Data collection and modelling are based on carefully set up questions. Lyytinen says that the correct questions are such where finding the answers helps the company in its business operations.

“The answer must be such that the person posing the question can understand it. All other questions are redundant, and therefore analysis is very much a question of the professional skills of the person posing the questions. The person performing the analysis, on the other hand, must know how to pose the question in a numeric form and make sure that the response is reliable in a statistical sense, and in general.”

Illustration

Qualitative methods to support analysis

According to Lyytinen, statistical analysis produces probabilities, based on which the phases of the customer’s shopping process can be detected.

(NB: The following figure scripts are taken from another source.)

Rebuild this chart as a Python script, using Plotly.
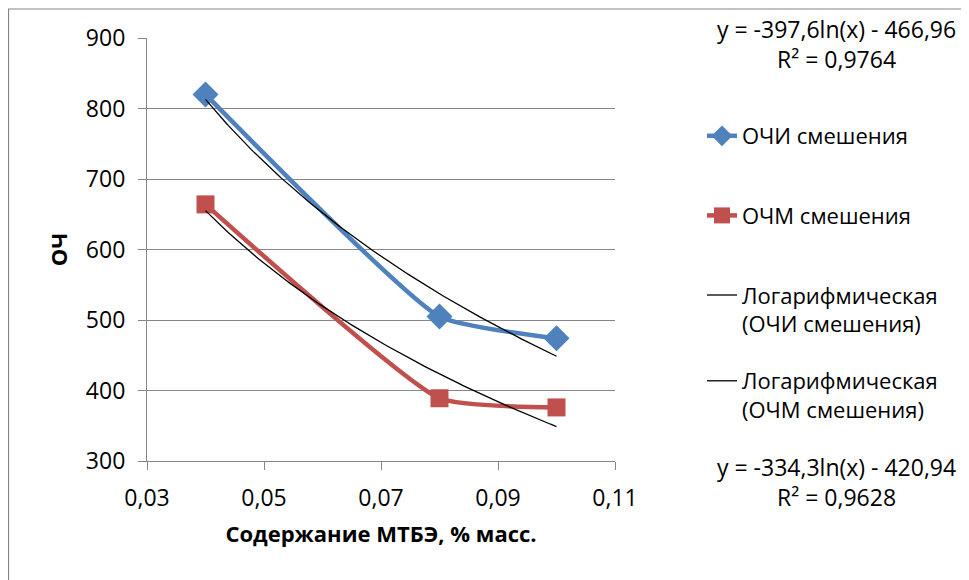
import numpy as np
import plotly.graph_objects as go

# ---- data ----
x_mtbe = [0.04, 0.08, 0.10]
ochi = [820, 505, 474]
ochm = [664, 389, 376]

# Excel logarithmic trendline coefficients (as printed on the chart)
trend_ochi = (-397.6, -466.96)
trend_ochm = (-334.3, -420.94)
eq_ochi = ["y = -397,6ln(x) - 466,96", "R² = 0,9764"]
eq_ochm = ["y = -334,3ln(x) - 420,94", "R² = 0,9628"]

x_ticks = [0.03, 0.05, 0.07, 0.09, 0.11]
y_ticks = [300, 400, 500, 600, 700, 800, 900]

FONT = "Open Sans"
BLUE = "#4F81BD"
RED = "#C0504D"
GRID = "#868686"

W, H = 969, 580
L, T = 139, 30
PW, PH = 468, 423
R = W - L - PW
B = H - T - PH
SMOOTH = 0.45


def px_x(xf):
    return (xf - L) / PW


def px_y(yf):
    return (T + PH - yf) / PH


xs = np.linspace(min(x_mtbe), max(x_mtbe), 200)

fig = go.Figure()
fig.add_trace(go.Scatter(
    x=x_mtbe, y=ochi, name="ОЧИ смешения", mode="lines+markers",
    line=dict(color=BLUE, width=4.5, shape="spline", smoothing=SMOOTH),
    marker=dict(symbol="diamond", size=20, color=BLUE),
    legendgroup="a"))
fig.add_trace(go.Scatter(
    x=x_mtbe, y=ochm, name="ОЧМ смешения", mode="lines+markers",
    line=dict(color=RED, width=4.5, shape="spline", smoothing=SMOOTH),
    marker=dict(symbol="square", size=18, color=RED),
    legendgroup="b"))
fig.add_trace(go.Scatter(
    x=xs, y=trend_ochi[0] * np.log(xs) + trend_ochi[1],
    name="Логарифмическая<br>(ОЧИ смешения)", mode="lines",
    line=dict(color="black", width=1.3), legendgroup="c"))
fig.add_trace(go.Scatter(
    x=xs, y=trend_ochm[0] * np.log(xs) + trend_ochm[1],
    name="Логарифмическая<br>(ОЧМ смешения)", mode="lines",
    line=dict(color="black", width=1.3), legendgroup="d", legend="legend2"))

annots = [
    dict(text=eq_ochi[0] + "<br>" + eq_ochi[1], x=px_x(828), y=px_y(36.5),
         xref="paper", yref="paper", showarrow=False, align="center",
         font=dict(family=FONT, size=23, color="black"), xanchor="center", yanchor="middle"),
    dict(text=eq_ochm[0] + "<br>" + eq_ochm[1], x=px_x(828), y=px_y(474),
         xref="paper", yref="paper", showarrow=False, align="center",
         font=dict(family=FONT, size=23, color="black"), xanchor="center", yanchor="middle"),
]

legend_style = dict(xanchor="left", yanchor="top", valign="top",
                    font=dict(family=FONT, size=22, color="black"),
                    tracegroupgap=48, bgcolor="rgba(0,0,0,0)")

fig.update_layout(
    width=W, height=H,
    margin=dict(l=L, r=R, t=T, b=B),
    paper_bgcolor="white", plot_bgcolor="white",
    separators=", ",
    font=dict(family=FONT, color="black"),
    showlegend=True,
    legend=dict(x=px_x(694), y=px_y(107), **legend_style),
    legend2=dict(x=px_x(694), y=px_y(352), **legend_style),
    annotations=annots,
    shapes=[dict(type="rect", xref="paper", yref="paper",
                 x0=px_x(0.5), x1=px_x(955), y0=px_y(620), y1=px_y(1),
                 line=dict(color=GRID, width=1.2), layer="below")],
)
fig.update_xaxes(range=[0.03, 0.11], tickvals=x_ticks, tickformat=".2f",
                 showgrid=False, showline=True, linecolor=GRID, linewidth=1.2,
                 ticks="outside", ticklen=8, tickcolor=GRID, ticklabelstandoff=8,
                 tickfont=dict(family=FONT, size=23), zeroline=False,
                 title=dict(text="<b>Содержание МТБЭ, % масс.</b>",
                            font=dict(family=FONT, size=22), standoff=14))
fig.update_yaxes(range=[300, 900], tickvals=y_ticks,
                 showgrid=True, gridcolor=GRID, gridwidth=1.2,
                 showline=True, linecolor=GRID, linewidth=1.2,
                 ticks="outside", ticklen=8, tickcolor=GRID, ticklabelstandoff=8,
                 tickfont=dict(family=FONT, size=23), zeroline=False,
                 title=dict(text="<b>ОЧ</b>", font=dict(family=FONT, size=22), standoff=12))

fig.write_html("out.html")
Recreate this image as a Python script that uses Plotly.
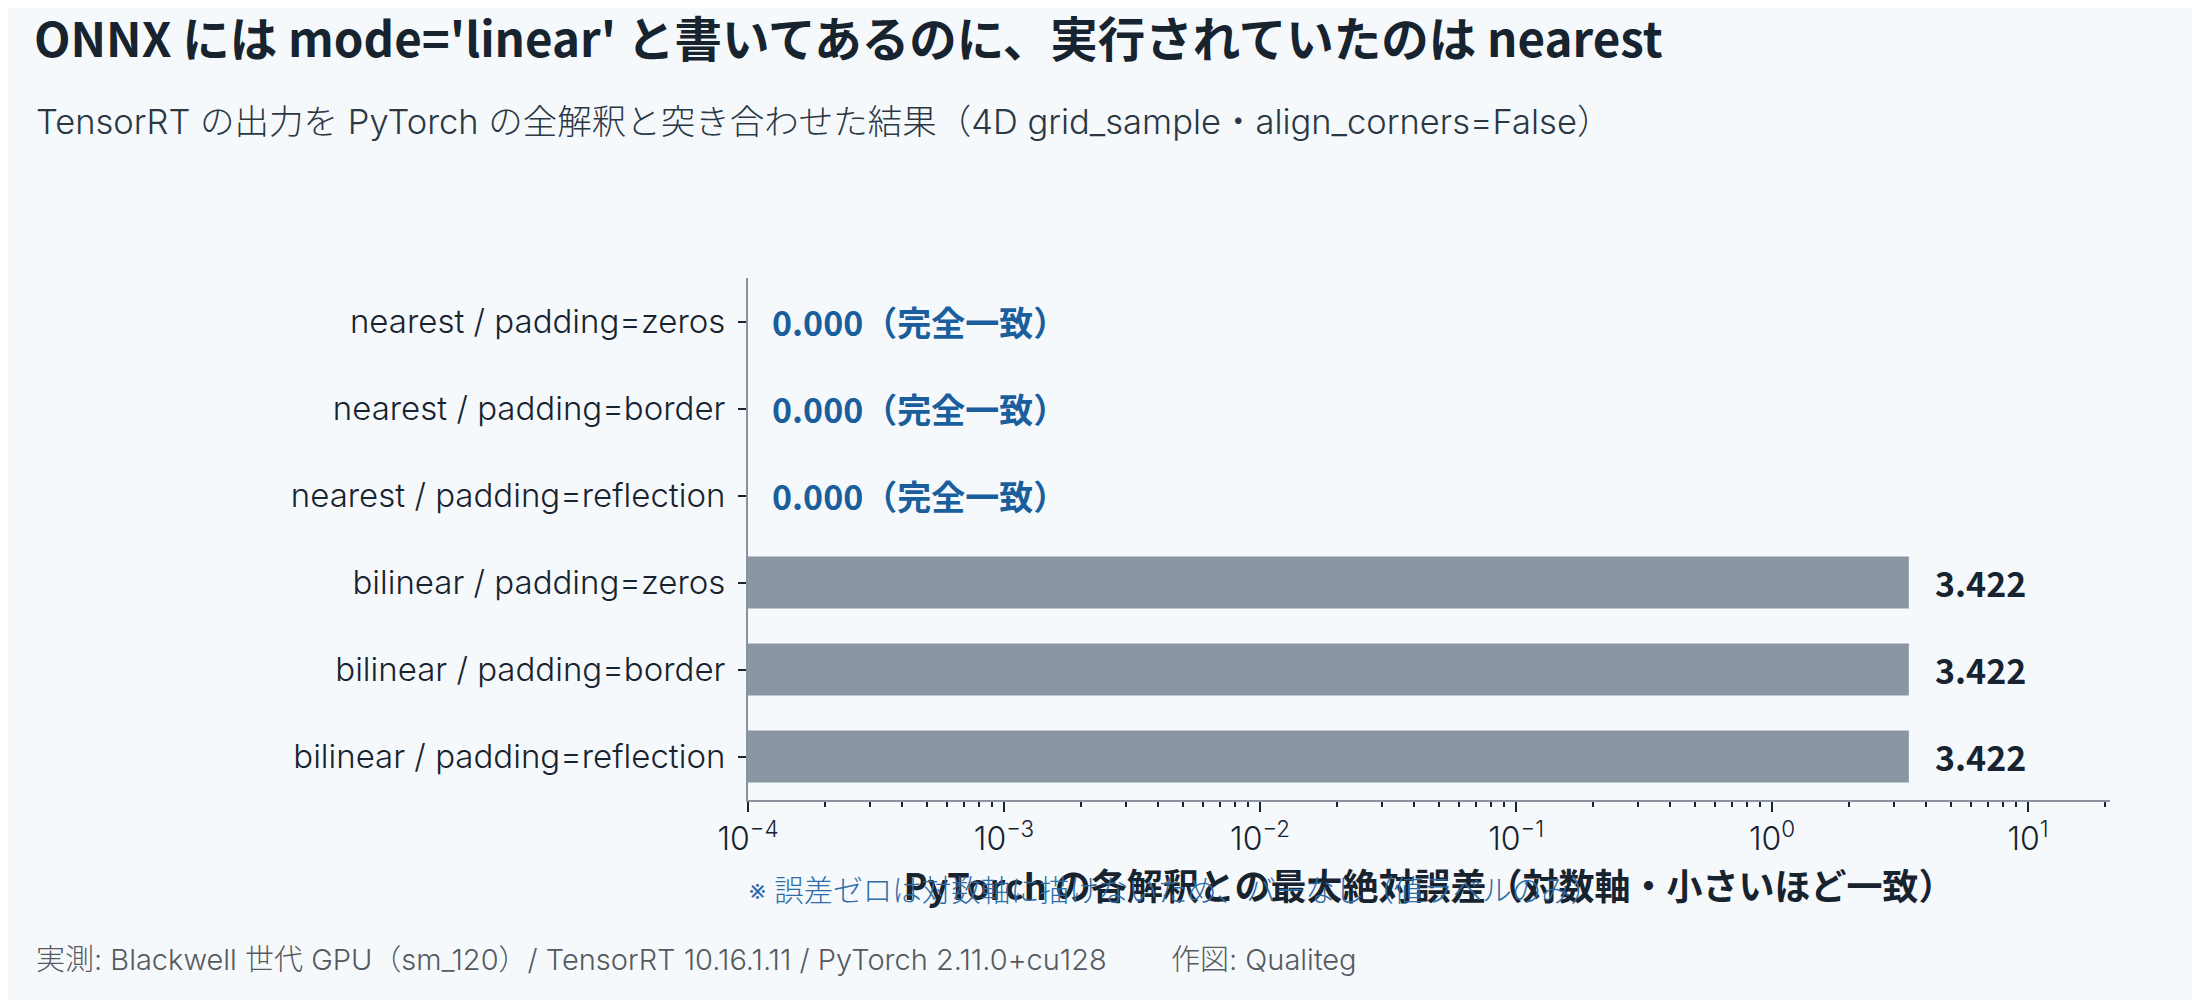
import math

import plotly.graph_objects as go

# max absolute error of TensorRT output vs. each PyTorch interpretation
categories = [
    "nearest / padding=zeros",
    "nearest / padding=border",
    "nearest / padding=reflection",
    "bilinear / padding=zeros",
    "bilinear / padding=border",
    "bilinear / padding=reflection",
]
max_abs_err = [0.0, 0.0, 0.0, 3.422, 3.422, 3.422]
x_tick_exps = [-4, -3, -2, -1, 0, 1]

FONT = "Noto Sans CJK JP"
LIGHT = "Inter, Noto Sans CJK JP"
BG = "#f5f9fc"
INK = "#17232e"
BAR = "#8a96a3"
BLUE = "#1a5e9c"

bar_x = [v if v > 0 else None for v in max_abs_err]

fig = go.Figure()
fig.add_trace(
    go.Bar(
        x=bar_x,
        y=categories,
        orientation="h",
        marker={"color": BAR, "line": {"width": 0}},
        hoverinfo="x+y",
    )
)

# value labels; zero errors cannot sit on a log axis, so they are pinned to the left edge
for cat, v in zip(categories, max_abs_err):
    if v > 0:
        fig.add_annotation(
            x=math.log10(v), y=cat, text=f"{v:.3f}", showarrow=False,
            xanchor="left", xshift=24,
            font={"family": FONT, "size": 34, "color": INK, "weight": "bold"},
        )
    else:
        fig.add_annotation(
            x=x_tick_exps[0], y=cat, text=f"{v:.3f}（完全一致）", showarrow=False,
            xanchor="left", xshift=22,
            font={"family": FONT, "size": 34, "color": BLUE, "weight": "bold"},
        )

fig.add_annotation(
    xref="paper", yref="paper", x=-0.524, y=1.299,
    text="TensorRT の出力を PyTorch の全解釈と突き合わせた結果（4D grid_sample・align_corners=False）",
    showarrow=False, xanchor="left", yanchor="middle",
    font={"family": LIGHT, "size": 34.5, "color": "#2b3742", "weight": 300},
)
fig.add_annotation(
    xref="paper", yref="paper", x=0.3128, y=-0.172,
    text="※ 誤差ゼロは対数軸に描けないため、バーなし（値ラベルのみ）",
    showarrow=False, xanchor="center", yanchor="middle",
    font={"family": LIGHT, "size": 29.5, "color": "#2e6ca8", "weight": 300},
)
fig.add_annotation(
    xref="paper", yref="paper", x=-0.524, y=-0.3065,
    text="実測: Blackwell 世代 GPU（sm_120）/ TensorRT 10.16.1.11 / PyTorch 2.11.0+cu128",
    showarrow=False, xanchor="left", yanchor="middle",
    font={"family": LIGHT, "size": 29, "color": "#555a60", "weight": 300},
)
fig.add_annotation(
    xref="paper", yref="paper", x=0.309, y=-0.3065,
    text="作図: Qualiteg",
    showarrow=False, xanchor="left", yanchor="middle",
    font={"family": LIGHT, "size": 29, "color": "#555a60", "weight": 300},
)

fig.update_layout(
    width=2200,
    height=1000,
    paper_bgcolor=BG,
    plot_bgcolor=BG,
    showlegend=False,
    bargap=0.4,
    margin={"l": 740, "r": 98, "t": 270, "b": 208},
    font={"family": FONT, "color": INK},
    title={
        "text": "ONNX には mode='linear' と書いてあるのに、実行されていたのは nearest",
        "x": 0.0118, "xref": "container", "xanchor": "left",
        "y": 0.968, "yref": "container", "yanchor": "middle",
        "font": {"family": FONT, "size": 47.5, "color": INK, "weight": "bold"},
    },
    xaxis={
        "type": "log",
        "range": [-4, 1.32],
        "tickvals": [10 ** e for e in x_tick_exps],
        "ticktext": [f"10<sup>{str(e).replace('-', '−')}</sup>" for e in x_tick_exps],
        "showgrid": False,
        "zeroline": False,
        "showline": True,
        "linecolor": "#8a939e",
        "linewidth": 2,
        "ticks": "outside",
        "ticklen": 10,
        "tickwidth": 2,
        "tickcolor": INK,
        "tickfont": {"family": LIGHT, "size": 32, "color": INK, "weight": 300},
        "minor": {
            "ticks": "outside", "ticklen": 5, "tickwidth": 2, "tickcolor": INK,
            "dtick": "D1", "showgrid": False,
        },
        "title": {
            "text": "PyTorch の各解釈との最大絶対誤差（対数軸・小さいほど一致）",
            "standoff": 14,
            "font": {"family": FONT, "size": 36, "color": INK, "weight": "bold"},
        },
    },
    yaxis={
        "autorange": "reversed",
        "showgrid": False,
        "zeroline": False,
        "showline": True,
        "linecolor": "#8a939e",
        "linewidth": 2,
        "ticks": "outside",
        "ticklen": 8,
        "tickwidth": 2,
        "tickcolor": INK,
        "ticklabelstandoff": 6,
        "tickfont": {"family": LIGHT, "size": 33, "color": INK, "weight": 300},
    },
)

fig.write_html("out.html")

“For example, at what point do people quit and never acquire the products. This is what we can find out with collecting and analysing data,” says Lyytinen.

He explains that the reasons for why customers quit buying at a certain phase remain somewhat unclear. Indeed, Reaktor is interested in combining research with a qualitative point of view.

“With qualitative measures, it is possible to obtain information for why customers quit when faced with a certain function. We believe that cooperation with the research institutes in the N4S Program will bring new methods of analysis.”

One of Reaktor’s cooperation partners is the Department of Computer Science and Engineering at the Aalto University School of Science, where research has been conducted for 15 years regarding how to gain in-depth insight on customer behaviour and needs, especially hidden needs, which can be accessed by observing the customers in their operating environment. This issue has been studied extensively e.g. in terms of the usability of services and products. Furthermore, long-term research in the field of requirement specification and recent research in the field of service design bring in-depth customer insight along with the statistical methods.